NMPF Comments Say Regulatory Process Should Permit Gene Editing

On June 19, NMPF submitted comments to the U.S. Food and Drug Administration (FDA) regarding the regulation of animals that result from gene-editing techniques. Gene-editing has potential for the U.S. dairy in helping to address animal welfare, antibiotics and sustainability issues.

In its latest draft Guidance for Industry #187, “Regulation of Intentionally Altered Genomic DNA in Animals,” FDA proposes regulating animals that result from gene-editing techniques within a species in the same manner as animals resulting from transgenic techniques (adding genes from a different species) through the New Animal Drug Application (NADA) process.

NMPF commented that the NADA process is unnecessary for most gene-editing applications in livestock.
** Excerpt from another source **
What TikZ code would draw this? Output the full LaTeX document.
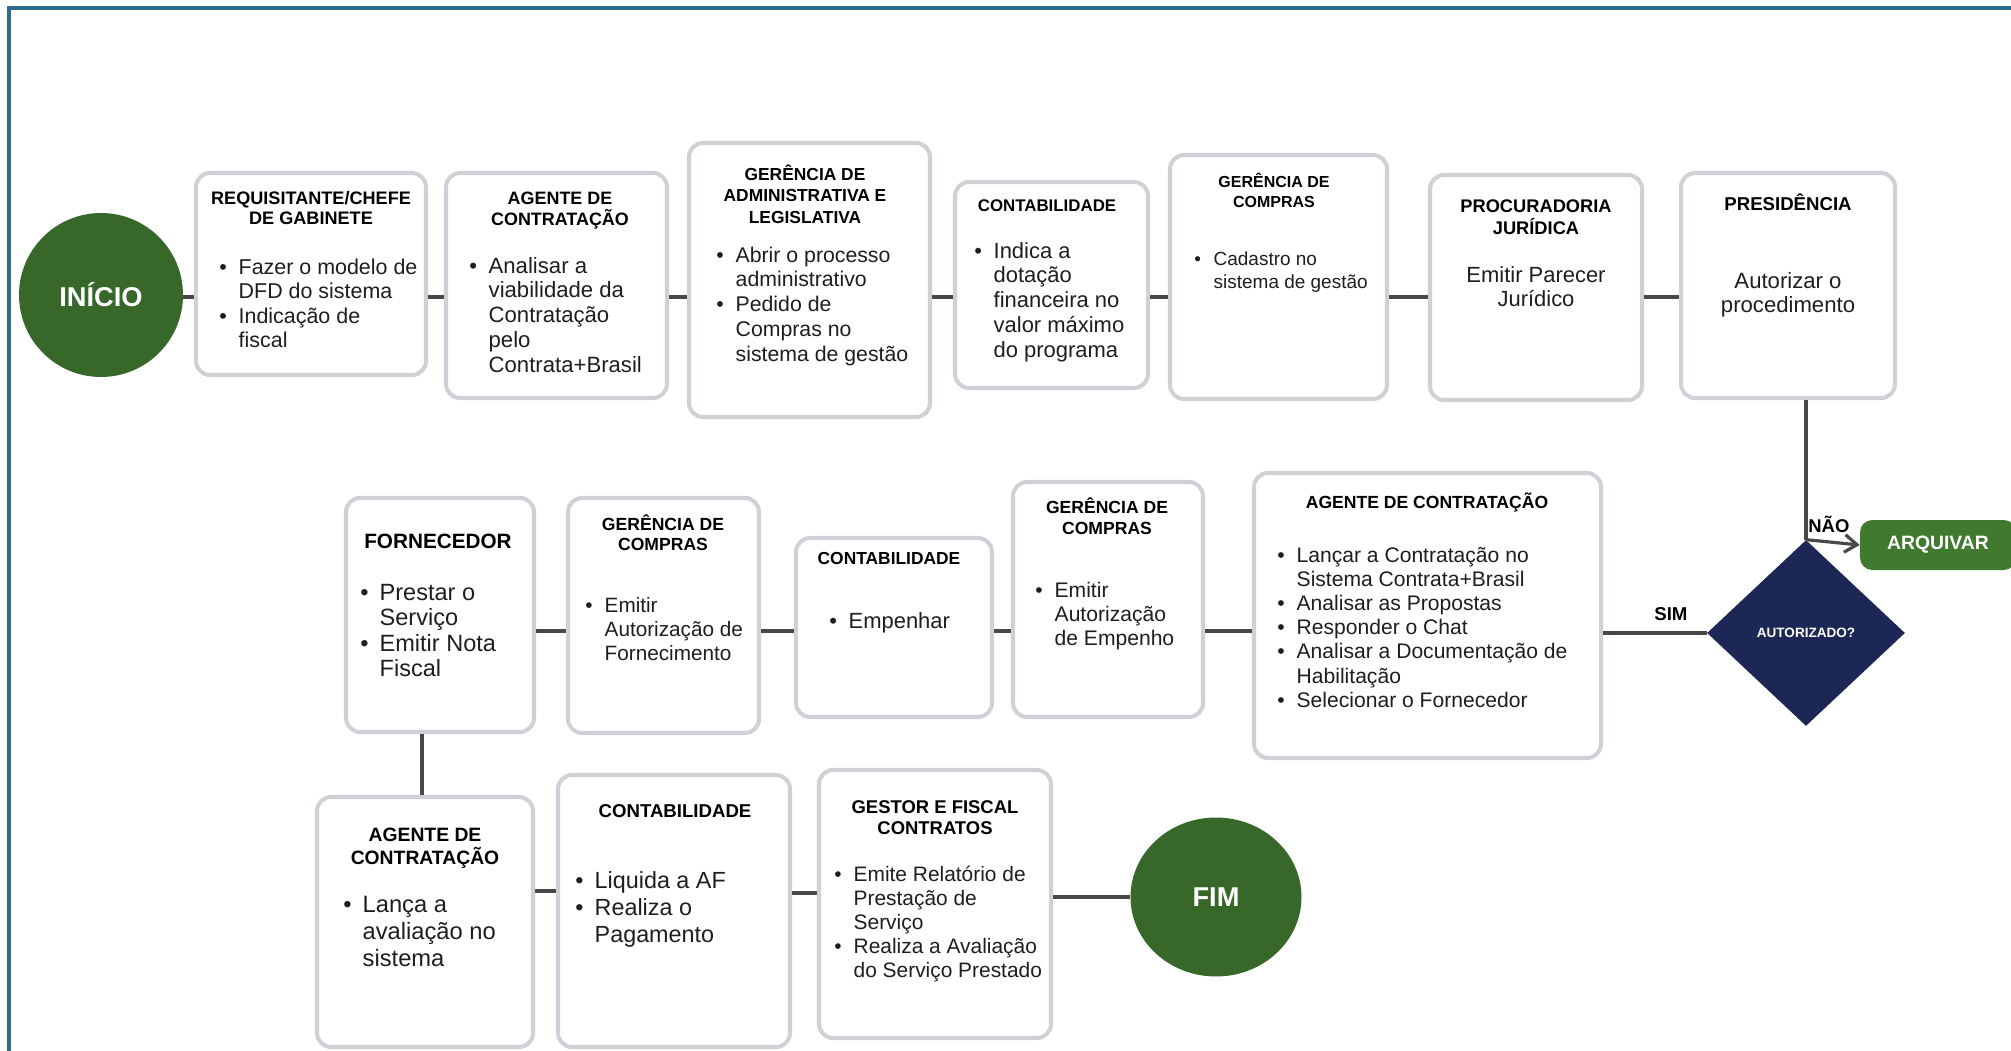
\documentclass[tikz,border=0pt]{standalone}
\usepackage{fontspec}
\setmainfont{Liberation Sans}
\usetikzlibrary{shapes.geometric,arrows.meta}
\definecolor{frameblue}{RGB}{46,108,140}
\definecolor{boxgray}{RGB}{206,210,214}
\definecolor{lineg}{RGB}{72,72,72}
\definecolor{dgreen}{RGB}{56,103,42}
\definecolor{agreen}{RGB}{63,122,47}
\definecolor{navyd}{RGB}{28,39,86}
\definecolor{txt}{RGB}{30,30,30}
\newcommand{\fsz}[2]{\fontsize{#1}{#2}\selectfont}
\newcommand{\bu}{\makebox[11pt][l]{\textbullet}}
\newcommand{\tl}[1]{\begin{tabular}[t]{@{}c@{}}#1\end{tabular}}
\newcommand{\bd}[1]{\begin{tabular}[t]{@{}l@{}l@{}}#1\end{tabular}}
\newcommand{\pbx}[5]{\node[pbox, minimum width={(#4-#2)*0.02cm}, minimum height={(#5-#3)*0.02cm}] (#1) at ({(#2+#4)/2},{(#3+#5)/2}) {};}
\begin{document}
\begin{tikzpicture}[x=0.02cm,y=-0.02cm,
  pbox/.style={draw=boxgray, line width=2.3pt, rounded corners=8pt, fill=white, inner sep=0pt},
  conn/.style={draw=lineg, line width=2.6pt},
  connthin/.style={draw=lineg, line width=1.8pt},
  ttl/.style={anchor=base, inner sep=0pt, text=black},
  body/.style={anchor=base west, inner sep=0pt, text=txt},
  ctext/.style={anchor=base, inner sep=0pt, text=txt}]
\useasboundingbox (0,0) rectangle (2011,1051);
\fill[white] (0,0) rectangle (2011,1051);
\draw[frameblue, line width=1.8pt] (9,1060) -- (9,8) -- (2020,8);

% ---------- row 1 ----------
\node[circle, fill=dgreen, minimum size=3.28cm, inner sep=0pt, text=white, font=\bfseries\fsz{15.5}{18}] (ini) at (101,295) {INÍCIO};

\pbx{B1}{196}{173}{426}{375}
\node[ttl, font=\bfseries\fsz{10.3}{11.4}] (B1t) at (311,204) {\tl{REQUISITANTE/CHEFE\\DE GABINETE}};
\node[body, font=\fsz{12.2}{14}] (B1b) at (219,274) {\bd{\bu & Fazer o modelo de\\ & DFD do sistema\\ \bu & Indicação de\\ & fiscal}};

\pbx{B2}{446}{173}{667}{398}
\node[ttl, font=\bfseries\fsz{10.2}{11.4}] (B2t) at (560,204) {\tl{AGENTE DE\\CONTRATAÇÃO}};
\node[body, font=\fsz{12.6}{14.2}] (B2b) at (469,273) {\bd{\bu & Analisar a\\ & viabilidade da\\ & Contratação\\ & pelo\\ & Contrata+Brasil}};

\pbx{B3}{689}{143}{930}{417}
\node[ttl, font=\bfseries\fsz{9.9}{12.4}] (B3t) at (805,180) {\tl{GERÊNCIA DE\\ADMINISTRATIVA E\\LEGISLATIVA}};
\node[body, font=\fsz{12.1}{14.1}] (B3b) at (716,262) {\bd{\bu & Abrir o processo\\ & administrativo\\ \bu & Pedido de\\ & Compras no\\ & sistema de gestão}};

\pbx{B4}{955}{182}{1148}{388}
\node[ttl, font=\bfseries\fsz{9.6}{11.6}] (B4t) at (1047,211) {CONTABILIDADE};
\node[body, font=\fsz{12.5}{14.2}] (B4b) at (974,258) {\bd{\bu & Indica a\\ & dotação\\ & financeira no\\ & valor máximo\\ & do programa}};

\pbx{B5}{1170}{155}{1387}{399}
\node[ttl, font=\bfseries\fsz{9.1}{11.4}] (B5t) at (1274,187) {\tl{GERÊNCIA DE\\COMPRAS}};
\node[body, font=\fsz{10.8}{13.1}] (B5b) at (1194,265) {\bd{\bu & Cadastro no\\ & sistema de gestão}};

\pbx{B6}{1430}{175}{1642}{400}
\node[ttl, font=\bfseries\fsz{10.4}{12.5}] (B6t) at (1536,212) {\tl{PROCURADORIA\\JURÍDICA}};
\node[ctext, font=\fsz{12.5}{13.7}] (B6b) at (1536,282) {\tl{Emitir Parecer\\Jurídico}};

\pbx{B7}{1681}{173}{1895}{398}
\node[ttl, font=\bfseries\fsz{10.6}{12}] (B7t) at (1788,210) {PRESIDÊNCIA};
\node[ctext, font=\fsz{12.6}{14.2}] (B7b) at (1788,288) {\tl{Autorizar o\\procedimento}};

% ---------- decision ----------
\node[diamond, fill=navyd, minimum width=3.96cm, minimum height=3.72cm, aspect=1.06, inner sep=0pt, text=white, font=\bfseries\fsz{7.7}{9}] (dec) at (1806,633) {AUTORIZADO?};
\node[rectangle, rounded corners=7pt, fill=agreen, minimum width=3.12cm, minimum height=1cm, inner sep=0pt, text=white, font=\bfseries\fsz{11}{13}] (arq) at (1938,545) {ARQUIVAR};
\node[anchor=base west, inner sep=0pt, font=\bfseries\fsz{10.5}{12}] (nao) at (1808,532) {NÃO};
\node[anchor=base west, inner sep=0pt, font=\bfseries\fsz{10.6}{12}] (sim) at (1654,620) {SIM};

% ---------- row 2 ----------
\pbx{A2}{1254}{473}{1601}{758}
\node[ttl, font=\bfseries\fsz{10}{12}] (A2t) at (1427,508) {AGENTE DE CONTRATAÇÃO};
\node[body, font=\fsz{12}{13.8}] (A2b) at (1277,562) {\bd{\bu & Lançar a Contratação no\\ & Sistema Contrata+Brasil\\ \bu & Analisar as Propostas\\ \bu & Responder o Chat\\ \bu & Analisar a Documentação de\\ & Habilitação\\ \bu & Selecionar o Fornecedor}};

\pbx{G2}{1013}{482}{1203}{717}
\node[ttl, font=\bfseries\fsz{10}{12}] (G2t) at (1107,513) {\tl{GERÊNCIA DE\\COMPRAS}};
\node[body, font=\fsz{12}{13.7}] (G2b) at (1035,597) {\bd{\bu & Emitir\\ & Autorização\\ & de Empenho}};

\pbx{C2}{796}{538}{992}{717}
\node[ttl, font=\bfseries\fsz{9.9}{12}] (C2t) at (889,564) {CONTABILIDADE};
\node[body, font=\fsz{12.5}{14}] (C2b) at (829,628) {\bd{\bu & Empenhar}};

\pbx{F2}{568}{498}{759}{733}
\node[ttl, font=\bfseries\fsz{10}{11.4}] (F2t) at (663,530) {\tl{GERÊNCIA DE\\COMPRAS}};
\node[body, font=\fsz{11.8}{13.7}] (F2b) at (585,612) {\bd{\bu & Emitir\\ & Autorização de\\ & Fornecimento}};

\pbx{FO}{346}{498}{534}{732}
\node[ttl, font=\bfseries\fsz{11.8}{13}] (FOt) at (438,548) {FORNECEDOR};
\node[body, font=\fsz{13.4}{14.6}] (FOb) at (360,600) {\bd{\bu & Prestar o\\ & Serviço\\ \bu & Emitir Nota\\ & Fiscal}};

% ---------- row 3 ----------
\pbx{A3}{317}{797}{533}{1047}
\node[ttl, font=\bfseries\fsz{11}{12}] (A3t) at (425,841) {\tl{AGENTE DE\\CONTRATAÇÃO}};
\node[body, font=\fsz{13.5}{15.6}] (A3b) at (343,912) {\bd{\bu & Lança a\\ & avaliação no\\ & sistema}};

\pbx{C3}{558}{775}{790}{1047}
\node[ttl, font=\bfseries\fsz{10.6}{12}] (C3t) at (675,817) {CONTABILIDADE};
\node[body, font=\fsz{13.3}{15.6}] (C3b) at (575,888) {\bd{\bu & Liquida a AF\\ \bu & Realiza o\\ & Pagamento}};

\pbx{GF}{819}{770}{1051}{1038}
\node[ttl, font=\bfseries\fsz{10.5}{12.5}] (GFt) at (935,813) {\tl{GESTOR E FISCAL\\CONTRATOS}};
\node[body, font=\fsz{11.9}{13.7}] (GFb) at (834,881) {\bd{\bu & Emite Relatório de\\ & Prestação de\\ & Serviço\\ \bu & Realiza a Avaliação\\ & do Serviço Prestado}};

\node[ellipse, fill=dgreen, minimum width=3.42cm, minimum height=3.18cm, inner sep=0pt, text=white, font=\bfseries\fsz{15.5}{18}] (fim) at (1216,897) {FIM};

% ---------- connectors ----------
\coordinate (r1) at (0,297);
\coordinate (r2) at (0,631);
\coordinate (r3a) at (0,891);
\coordinate (r3b) at (0,893);
\coordinate (v1) at (422,0);
\draw[conn] (ini.east |- r1) -- (B1.west |- r1);
\draw[conn] (B1.east |- r1) -- (B2.west |- r1);
\draw[conn] (B2.east |- r1) -- (B3.west |- r1);
\draw[conn] (B3.east |- r1) -- (B4.west |- r1);
\draw[conn] (B4.east |- r1) -- (B5.west |- r1);
\draw[conn] (B5.east |- r1) -- (B6.west |- r1);
\draw[conn] (B6.east |- r1) -- (B7.west |- r1);
\draw[connthin] (B7.south -| dec.north) -- (dec.north);
\draw[connthin, -{Straight Barb[length=7pt, width=10pt, line width=1.8pt]}] (dec.north) -- (arq.west);
\draw[conn, line width=2.2pt] (dec.west) -- (A2.east |- dec.west);
\draw[conn] (A2.west |- r2) -- (G2.east |- r2);
\draw[conn] (G2.west |- r2) -- (C2.east |- r2);
\draw[conn] (C2.west |- r2) -- (F2.east |- r2);
\draw[conn] (F2.west |- r2) -- (FO.east |- r2);
\draw[connthin] (FO.south -| v1) -- (A3.north -| v1);
\draw[conn] (A3.east |- r3a) -- (C3.west |- r3a);
\draw[conn] (C3.east |- r3b) -- (GF.west |- r3b);
\draw[conn] (GF.east |- fim.west) -- (fim.west);
\end{tikzpicture}
\end{document}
Instead, NMPF suggested that FDA use the regulatory framework suggested by the recent 2017 National Academies of Sciences, Engineering and Medicine report, “Preparing for the Future Products of Biotechnology. The report offers a clear pathway FDA can utilize to determine what approval should be required for gene-edited animals not intended to produce biopharmaceuticals or medical devices.

NMPF also proposed that FDA institute a notification process in which the developers of gene-edited animals inform the agency of the technical nature of the genetic edit so that it can categorize and take appropriate action. NMPF noted that FDA’s draft guidance may be appropriate for animals intended to produce biopharmaceuticals or medical devices.